Procès du Hirak : les accusés rejettent toute intention séparatiste
"Notre slogan, c'est +vive la patrie+!": les militants du mouvement de contestation du Hirak, interrogés vendredi pour la première fois depuis le début de leur procès-fleuve à Casablanca, se sont ardemment défendus de toute intention séparatiste.
La parole n'avait pas été donnée à ces militants depuis la mi-septembre. Ils sont jugés pour différents motifs liés à la contestation sociale ayant agité pendant des mois la région historiquement frondeuse du Rif, dans le nord du pays.
Ils sont 54 à être poursuivis par la chambre criminelle de la cour d'appel de Casablanca, mais c'est le nom de Nasser Zefzafi, meneur du mouvement, qui a été le plus souvent cité, même si son témoignage n'est pas prévu ce jour.
La salle est comble. De nombreux journalistes et les proches des prévenus ont fait le déplacement.
Mounaim Asertihou, propriétaire d'un café, est le premier appelé à la barre. Comme beaucoup, il est notamment jugé pour "incitation à participer à une manifestation non déclarée", mais les questions du président de la cour portent surtout sur des soupçons de séparatisme et sur ses liens avec Nasser Zefzafi.
Sur un grand écran installé pour l'occasion dans la salle d'audience, le magistrat projette une photo qui montre le prévenu aux côtés du leader du mouvement, héraut de la colère populaire avec ses diatribes enflammées contre l'Etat "corrompu" ou "l'arbitraire du makhzen" (pouvoir).
"Quels liens entreteniez-vous avec Zefzafi?", lui demande le président de la cour. "Aucun", répond le jeune homme. "C'est juste une photo, tout le monde connaît tout le monde à Al-Hoceima", en référence à la ville d'origine de Zefzafi devenue l'épicentre de la contestation.
Les avocats de la défense protestent: pour eux, les questions du président n'ont "rien à voir" avec les poursuites.
Mais le magistrat rejette ces objections et fait défiler d'autres images sur son vidéoprojecteur. Il s'arrête sur l'une d'elles montrant un portrait de Zefzafi accroché sur l'un des murs du café de Mounaim. "C'est un serveur qui l'a mis quand j'étais en voyage à Nador. Je l'ai enlevé dès mon retour", se justifie-t-il, provoquant quelques rires dans la salle.
- 'Fier du drapeau' -
Zakaria Kaddouri, T. shirt noir et crête iroquoise s'avance à son tour: il faisait partie des "gardes du corps" de Nasser Zefzafi, comme d'autres jeunes de la région qui assuraient la sécurité du meneur. "Nasser recevait à l'époque des menaces sur son téléphone. Nous avons grandi dans le même quartier et il me faisait confiance, c'est pour cela que j'assurais sa défense", explique-t-il.
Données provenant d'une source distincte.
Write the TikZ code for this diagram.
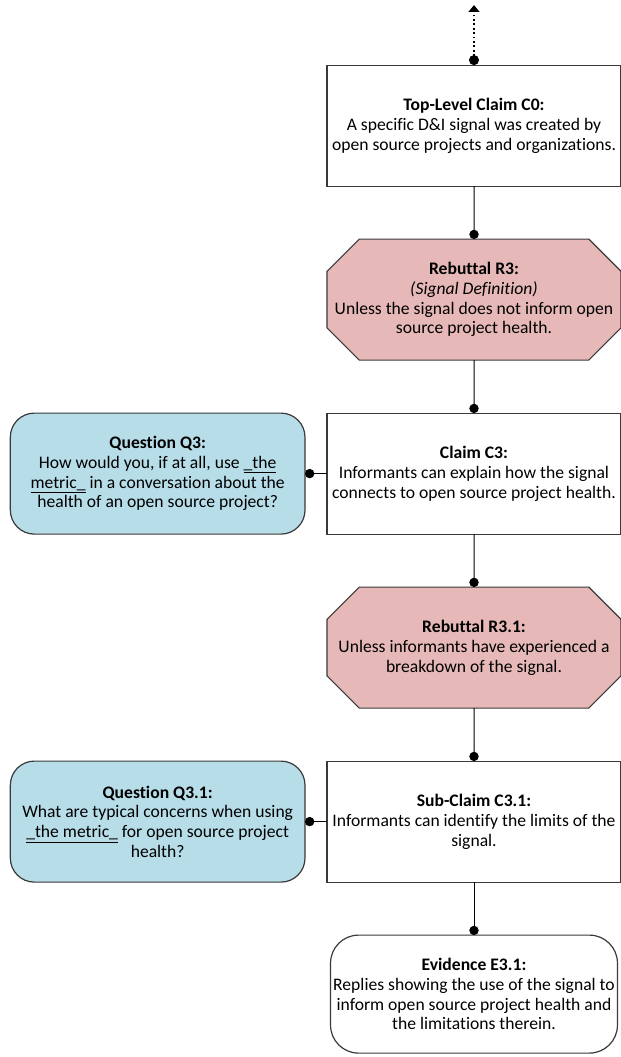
\documentclass[tikz,border=0pt]{standalone}
\usepackage{fontspec}
\setmainfont[Ligatures={NoCommon}]{Carlito}
\usetikzlibrary{shapes.misc, arrows.meta, positioning}
\definecolor{rebutfill}{HTML}{E6B9B8}
\definecolor{questfill}{HTML}{B7DDE8}
\definecolor{edge}{HTML}{3A3A3A}

\begin{document}
\begin{tikzpicture}[
    node distance=39.75pt,
    font=\fontsize{13.2}{14.8}\selectfont,
    claim/.style={
        rectangle,
        draw=edge, line width=0.9pt, outer sep=0pt,
        minimum width=220.5pt,
        minimum height=90.75pt,
        align=center, inner sep=2pt
    },
    rebuttal/.style={
        chamfered rectangle, chamfered rectangle xsep=21pt,
        draw=edge, line width=0.9pt, fill=rebutfill, outer sep=0pt,
        minimum width=220.5pt,
        minimum height=90.75pt,
        align=center, inner xsep=-20pt, inner ysep=2pt
    },
    question/.style={
        rectangle, rounded corners=18pt,
        draw=edge, line width=0.9pt, fill=questfill, outer sep=0pt,
        minimum width=221pt,
        minimum height=90.75pt,
        align=center, inner sep=2pt
    },
    evidence/.style={
        rectangle, rounded corners=21pt,
        draw=edge, line width=0.9pt, outer sep=0pt,
        minimum width=214pt,
        minimum height=88.5pt,
        align=center, inner sep=2pt
    },
    link/.style={-{Circle[length=7pt]}, draw=black, line width=0.75pt}
]
\useasboundingbox (0,0) rectangle (465.75pt,-792.75pt);

% Nodes
\node[claim] (c0) at (355.5pt,-94.2pt) {%
\textbf{Top-Level Claim C0:}\\
A specific D\&I signal was created by\\
open source projects and organizations.
};

\node[rebuttal, below=of c0] (r3) {%
\textbf{Rebuttal R3:}\\
\textit{(Signal Definition)}\\
Unless the signal does not inform open\\
source project health.
};

\node[claim, below=of r3] (c3) {%
\textbf{Claim C3:}\\
Informants can explain how the signal\\
connects to open source project health.
};

\node[question, left=16.5pt of c3] (q3) {%
\textbf{Question Q3:}\\
How would you, if at all, use \underline{\_the}\\
\underline{metric\_} in a conversation about the\\
health of an open source project?
};

\node[rebuttal, below=of c3] (r31) {%
\textbf{Rebuttal R3.1:}\\
Unless informants have experienced a\\
breakdown of the signal.
};

\node[claim, below=of r31] (c31) {%
\textbf{Sub-Claim C3.1:}\\
Informants can identify the limits of the\\
signal.
};

\node[question, left=16.5pt of c31] (q31) {%
\textbf{Question Q3.1:}\\
What are typical concerns when using\\
\underline{\_the metric\_} for open source project\\
health?
};

\node[evidence, below=of c31] (e31) {%
\textbf{Evidence E3.1:}\\
Replies showing the use of the signal to\\
inform open source project health and\\
the limitations therein.
};

\coordinate[above=45pt of c0.north] (up);

% Arrows
\draw[{Circle[length=7.5pt]}-{Triangle[length=5pt,width=8pt]}, dotted, line width=1.3pt] (c0.north) -- (up);
\draw[link] (c0) -- (r3);
\draw[link] (r3) -- (c3);
\draw[link] (c3) -- (q3);
\draw[link] (c3) -- (r31);
\draw[link] (r31) -- (c31);
\draw[link] (c31) -- (q31);
\draw[link] (c31) -- (e31);

\end{tikzpicture}
\end{document}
Nasser Zefzafi est devenu le visage de la contestation, son nom est désormais célèbre au Maroc. Arrêté en mai pour avoir interrompu le prêche d'un imam ouvertement hostile au Hirak, de lourdes accusations pèsent sur lui, comme celle d'"atteinte à la sécurité de l'Etat" --théoriquement passible de la peine de mort.
"Pourquoi n'y avait-il pas de drapeau marocain durant vos manifestations?", demande le magistrat. "Je n'en n'avais pas chez moi, il aurait fallu en acheter", répond naïvement Zakaria Kaddouri. "Je suis fier du drapeau marocain", assure plus tard un autre prévenu, Rachid Moussaoui, jugé notamment pour "incitation à porter atteinte à l'unité territoriale du royaume".
A la suspension de séance, dans le box, Nasser Zefzafi et ses compagnons entonnent le point levé: "Je jure de ne jamais trahir ma cause (...) vive le Rif, vive la patrie" (...) "Notre slogan, c'est +vive la patrie+!". Comme pour dissiper une nouvelle fois les soupçons de séparatisme.
Les familles des prévenus s'approchent du box pour les saluer et font le signe de la victoire.